Most AI researchers agree the trusty keyboard will not be the preferred human-machine interface of the future. While smart device-based voice interfaces are now increasingly popular, direct, brain-computer interfaces (BCIs) have tremendous potential in terms of speed and efficiency, with possible applications in neuroscience research, medical devices, and even videogames. There are many challenges in enabling BCI as an everyday means of human-computer interaction, one of which is maintaining high precision while reducing device cost.
In the new paper PIEEG: Turn a Raspberry Pi into a Brain-Computer-Interface to Measure Biosignals, PhD electronic researcher Ildar Rakhmatulin and brain-computer interface developer Sebastian Völkl tackle this challenge, open-sourcing an inexpensive, high-precision, easy-to-maintain PIEEG board that converts a Raspberry Pi into a BCI for measuring and processing eight real-time EEG (electroencephalography) signals.
Although BCI research has been promising, the ongoing global chip shortage has increased the cost of ICs and set back the development of full-fledged BCI devices. The researchers also struggled to find software for signal processing in the current market, forcing them to look elsewhere for appropriate methods and tools for reading signals to produce a practical, low-cost BCI device.
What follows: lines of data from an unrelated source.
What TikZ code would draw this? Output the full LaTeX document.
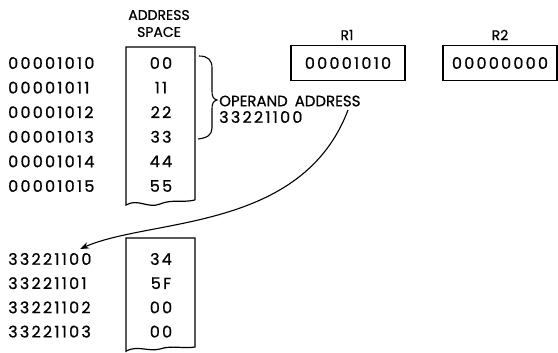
\documentclass[tikz,border=0pt]{standalone}
\usepackage{fontspec}
\newfontfamily\geodig[LetterSpace=14,FakeBold=0.8]{Poppins}
\newfontfamily\geolet[FakeBold=0.8]{Poppins}
\usetikzlibrary{arrows.meta}
\begin{document}
\begin{tikzpicture}[x=1pt,y=-1pt,
  txt/.style={font=\geodig\fontsize{16}{18}\selectfont, inner sep=0pt},
  addr/.style={txt, anchor=west},
  cell/.style={txt, anchor=center},
  word/.style={font=\geolet\fontsize{15}{17}\selectfont, inner sep=0pt},
  head/.style={font=\geolet\fontsize{14}{16}\selectfont, inner sep=0pt},
  boxline/.style={line width=1.2pt},
  conn/.style={line width=1.1pt, -{Stealth[length=9pt,width=6.5pt]}}]
\useasboundingbox (0,0) rectangle (558,353);
% headings
\node[head] (h1) at (159,15) {ADDRESS};
\node[head] (h2) at (159,32) {SPACE};
% top memory box
\draw[boxline] (195,200) -- (195,47) -- (126,47) -- (126,205)
  .. controls (138,198) and (148,209) .. (160,204)
  .. controls (172,199) and (182,203) .. (195,200);
% top rows
\foreach \i/\a/\v in {0/00001010/00,1/00001011/11,2/00001012/22,3/00001013/33,4/00001014/44,5/00001015/55}{
  \node[addr] (a\i) at (8,63+24.6*\i) {\a};
  \node[cell] (v\i) at (161,63+24.6*\i) {\v};
}
% brace
\draw[line width=1.1pt] (199,56) .. controls (208,56) and (212,60) .. (212,68)
  -- (212,91) .. controls (212,96) and (213,99) .. (217,100)
  .. controls (213,101) and (212,104) .. (212,109)
  -- (212,128) .. controls (212,135) and (207,138) .. (198,139);
\node[word, anchor=west] (op) at (219,101) {OPERAND\hspace{7pt}ADDRESS};
\node[txt, anchor=west] (opv) at (219,117) {33221100};
% registers
\node[head] (r1l) at (347,35) {R1};
\node[head] (r2l) at (500,35) {R2};
\node[draw, boxline, minimum width=114pt, minimum height=35pt, txt] (r1) at (348,63) {00001010};
\node[draw, boxline, minimum width=114pt, minimum height=35pt, txt] (r2) at (500,63) {00000000};
% bottom memory box
\draw[boxline] (126,352) -- (126,238) -- (195,238) -- (195,347)
  .. controls (183,349) and (172,345) .. (160,349)
  .. controls (148,352) and (138,345) .. (126,351);
\foreach \i/\a/\v in {0/33221100/34,1/33221101/5F,2/33221102/00,3/33221103/00}{
  \node[addr] (b\i) at (8,259+24.2*\i) {\a};
  \node[cell] (w\i) at (161,259+24.2*\i) {\v};
}
% connector
\coordinate (cs) at (348,110);
\coordinate (ce) at (80,249);
\draw[conn] (cs) .. controls (302,232) and (150,218) .. (ce);
\end{tikzpicture}
\end{document}
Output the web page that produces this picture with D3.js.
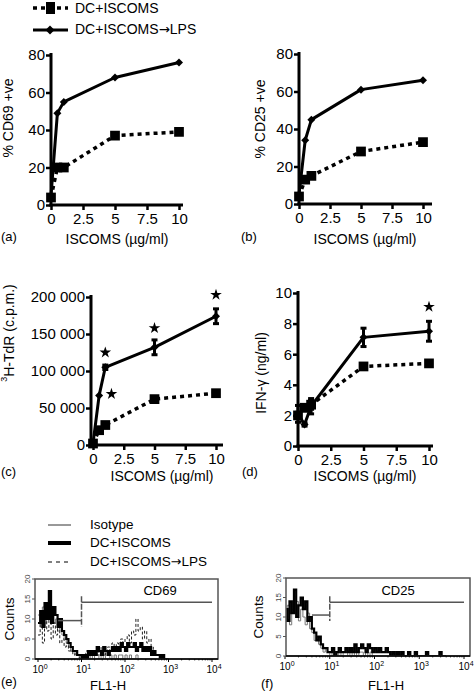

The researchers observed that single board computers (SBC) are good at reading signals and suitable for sending data to a desktop computer. Inspired by this, they developed a shield that receives and transmits data to a Raspberry Pi (a cheap and popular SBC introduced in 2012) and wrote clear and simple software that processes data in real-time on it, thus converting the Raspberry Pi into a functional BCI interface.
The proposed device also includes a screen and battery, and, for reading and processing biosignals, eight dry electrodes mounted in a skull cap according to the International 10-20 standard for EEG exams.
The researchers presented encouraging results for real-time PIEEG chewing and blinking artifact detection, and believe their low-cost device will enable machine learning enthusiasts to create projects for controlling robots, unmanned aerial vehicles and mechanical limbs “using the power of thought.” In their next hardware version, they will consider installing gyroscopes and accelerometers to control the position of the object and add shields to protect against external electromagnetic interference.